Hm, vielleicht: “Der Verbündete ist seit gestern verschwunden.”???
Hallo Elke,
zur Hälfte richtig, denn “verschwunden” ist korrekt.
LG
Dagmar
entstamme dem wilden alpenvolk ösistans; habe mich gefreut, dass die sprachlichen verniedlichungstendenzen insbesondere des wienerischen sogar auf internationaler ebene auf belustigung stoßen (eingeborenen sticht die drollige ausdrucksweise leider nicht mehr ins gehör, mich am hessischen oder balinarischen ergötzen zu können, schafft jedoch gerechtigkeit).
die tipps der deutsch-expertin wurden von mir heute aus dem netz geangelt, als ich google befragte, ob es heißen muss “was macht ihr beide da?” oder “was macht ihr beideN da?” (konnte in erfahrung bringen, dass beides richtig sei).
freundliche grüße aus wien von
eleonora
Dieser Beitrag gefällt mir ganz besonders. Die “Gaudi” ist übrigens auch fester Bestandteil des Schwäbischen, oft benutzt mit einer Verstärkung “a Heidagaudi, Saugaudi” etc.
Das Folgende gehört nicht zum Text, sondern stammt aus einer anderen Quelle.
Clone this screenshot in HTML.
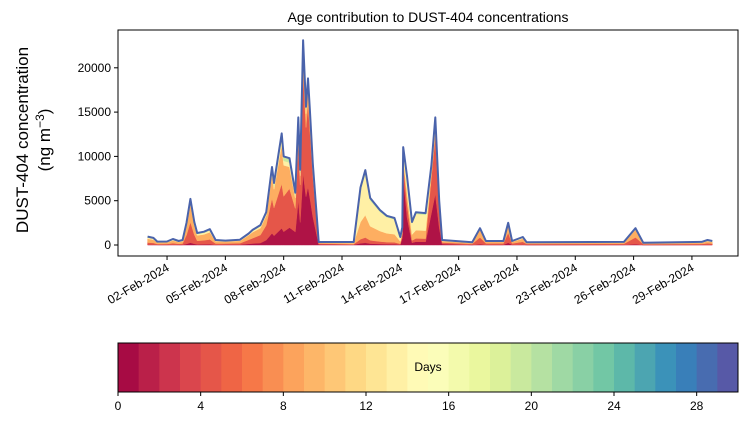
<!DOCTYPE html>
<html><head><meta charset="utf-8"><style>
body{margin:0;background:#fff;width:748px;height:425px;overflow:hidden}
svg text{font-family:"Liberation Sans","DejaVu Sans",sans-serif;fill:#000}
</style></head><body>
<svg id="c" width="748" height="425" xmlns="http://www.w3.org/2000/svg"></svg>
<script>
const days=[0,0.3,0.5,1.0,1.3,1.6,1.8,2.0,2.2,2.4,2.55,2.9,3.2,3.5,4.0,4.75,5.2,5.4,5.8,6.1,6.4,6.5,6.9,7.0,7.3,7.6,7.75,7.85,8.0,8.15,8.25,8.35,8.5,8.8,10.6,10.95,11.2,11.45,11.95,12.3,12.7,13.0,13.1,13.15,13.35,13.6,13.8,14.3,14.6,14.8,15.0,15.15,16.7,17.1,17.4,18.3,18.55,18.75,19.3,19.5,24.5,25.1,25.5,28.5,28.8,29.05];
const totals=[950,800,380,400,680,450,560,2500,5200,2600,1350,1500,1800,560,500,600,1300,1700,2250,3700,8800,7000,12600,10000,9800,5900,14400,8500,23100,15600,18800,15200,9200,340,340,6500,8450,5300,3950,3300,3050,900,2000,11050,7700,2600,3700,3600,9000,14400,5000,560,300,1900,450,450,2500,450,900,300,350,1900,250,350,560,450];
const shareAge0to2=[5,5,5,5,5,5,5,5,5,5,5,5,5,5,8,8,10,10,10,15,15,15,15,15,20,25,35,30,35,35,35,35,35,20,10,3,3,3,3,3,3,5,40,70,40,10,10,10,40,40,40,20,5,5,5,5,10,5,5,5,5,5,5,5,5,5];
const shareAge3to7=[25,25,25,25,25,25,25,40,45,40,30,30,30,25,25,25,35,35,40,45,45,45,40,40,45,45,45,50,50,50,50,50,50,30,20,7,7,7,7,7,7,10,20,15,20,10,10,10,45,45,45,30,35,40,35,35,45,35,35,35,35,40,35,30,30,30];
const shareAge8to13=[45,45,45,45,45,45,45,40,40,40,45,45,45,45,45,45,40,40,35,30,30,30,35,35,25,20,12,12,10,10,10,10,10,30,35,30,30,30,30,30,30,30,15,5,15,25,25,25,7,7,7,30,40,45,40,40,35,40,40,40,40,45,40,40,40,40];
const shareAge14to20=[15,15,15,15,15,15,15,10,5,10,12,12,12,15,15,15,10,10,10,5,5,5,5,5,5,5,4,4,3,3,3,3,3,12,25,55,55,55,55,55,55,45,15,7,20,50,50,50,5,5,5,12,12,5,12,12,6,12,12,12,12,6,12,15,15,15];
const yTicks=[0,5000,10000,15000,20000];
const xTickDays=[1,4,7,10,13,16,19,22,25,28];
const xTickLabels=["02-Feb-2024","05-Feb-2024","08-Feb-2024","11-Feb-2024","14-Feb-2024","17-Feb-2024","20-Feb-2024","23-Feb-2024","26-Feb-2024","29-Feb-2024"];
const cbTicks=[0,4,8,12,16,20,24,28];

const NS="http://www.w3.org/2000/svg",svg=document.getElementById('c');
function mk(t,a,p){const e=document.createElementNS(NS,t);for(const k in a)e.setAttribute(k,a[k]);(p||svg).appendChild(e);return e;}
const px0=118,px1=738,py0=30,py1=256;
const X=d=>147.6+d*19.44;
const Y=v=>245-v*0.00886;
const stops=[[158,1,66],[213,62,79],[244,109,67],[253,174,97],[254,224,139],[255,255,191],[230,245,152],[171,221,164],[102,194,165],[50,136,189],[94,79,162]];
function spectral(t){t=Math.max(0,Math.min(1,t))*10;const i=Math.min(9,Math.floor(t)),f=t-i,a=stops[i],b=stops[i+1];return `rgb(${a.map((v,k)=>Math.round(v+(b[k]-v)*f)).join(',')})`;}

// title
let t=mk('text',{x:428,y:22,'text-anchor':'middle','font-size':14});t.textContent='Age contribution to DUST-404 concentrations';

// stacked layers
const layers=[{s:shareAge0to2,c:spectral(0.03)},{s:shareAge3to7,c:spectral(0.15)},{s:shareAge8to13,c:spectral(0.3)},{s:shareAge14to20,c:spectral(0.45)},{s:null,c:spectral(0.65)}];
let cum=days.map(()=>0);
const g=mk('g',{});
layers.forEach((L,li)=>{
  const lo=cum.slice();
  const hi=days.map((d,i)=>L.s?lo[i]+totals[i]*L.s[i]/100:totals[i]);
  let dd='M'+days.map((d,i)=>X(d).toFixed(1)+','+Y(hi[i]).toFixed(1)).join('L');
  for(let i=days.length-1;i>=0;i--)dd+='L'+X(days[i]).toFixed(1)+','+Y(lo[i]).toFixed(1);
  const p=mk('path',{d:dd+'Z',fill:L.c,stroke:L.c,'stroke-width':0.5},g);
  
  cum=hi;
});
const line=mk('path',{d:'M'+days.map((d,i)=>X(d).toFixed(1)+','+Y(totals[i]).toFixed(1)).join('L'),fill:'none',stroke:'#4a63ab','stroke-width':2,'stroke-linejoin':'round'});

// frame
const fr=mk('rect',{x:px0,y:py0,width:px1-px0,height:py1-py0,fill:'none',stroke:'#000','stroke-width':1});

yTicks.forEach(v=>{const y=Y(v);mk('line',{x1:px0-4,x2:px0,y1:y,y2:y,stroke:'#000'});
 const l=mk('text',{x:px0-7,y:y+4,'text-anchor':'end','font-size':12});l.textContent=v;
 });
xTickDays.forEach((d,i)=>{const x=X(d);mk('line',{x1:x,x2:x,y1:py1,y2:py1+4,stroke:'#000'});
 const l=mk('text',{x:x+3,y:py1+14,'text-anchor':'end','font-size':12,transform:`rotate(-30 ${x+3} ${py1+14})`});l.textContent=xTickLabels[i];
 });
const yl=mk('text',{transform:'translate(0,0)','text-anchor':'middle','font-size':17});

yl.innerHTML='<tspan x="-140" y="28">DUST-404 concentration</tspan><tspan x="-140" y="50">(ng m<tspan dy="-6" font-size="12">−3</tspan><tspan dy="6">)</tspan></tspan>';
yl.setAttribute('transform','rotate(-90)');
// colorbar
const cb=mk('g',{});
const cx0=118,cx1=738,cy0=343,cy1=392,w=(cx1-cx0)/30;
for(let i=0;i<30;i++){mk('rect',{x:cx0+i*w,y:cy0,width:w+0.5,height:cy1-cy0,fill:spectral((i+0.5)/30)},cb);}
mk('rect',{x:cx0,y:cy0,width:cx1-cx0,height:cy1-cy0,fill:'none',stroke:'#000'},cb);
cbTicks.forEach(v=>{const x=cx0+v*w;mk('line',{x1:x,x2:x,y1:cy1,y2:cy1+4,stroke:'#000'},cb);
 const l=mk('text',{x:x,y:cy1+18,'text-anchor':'middle','font-size':12},cb);l.textContent=v;
 });
const dl=mk('text',{x:428,y:371,'text-anchor':'middle','font-size':12},cb);dl.textContent='Days';

</script>
</body></html>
Kolporteur = Zeitungsverkäufer – der Begriff stammt wohl aus dem französischen “colporteur”, bedeutet in FR Hausierer, Klinkenputzer. Im württembergischen Schwäbischen gibt es auch eine Verniedlichung der Nomen durch das Anhängen von “le”, oft verbunden mit einer Vokal-Wandlung: Stock = Stöckle, Hafen = Häfele.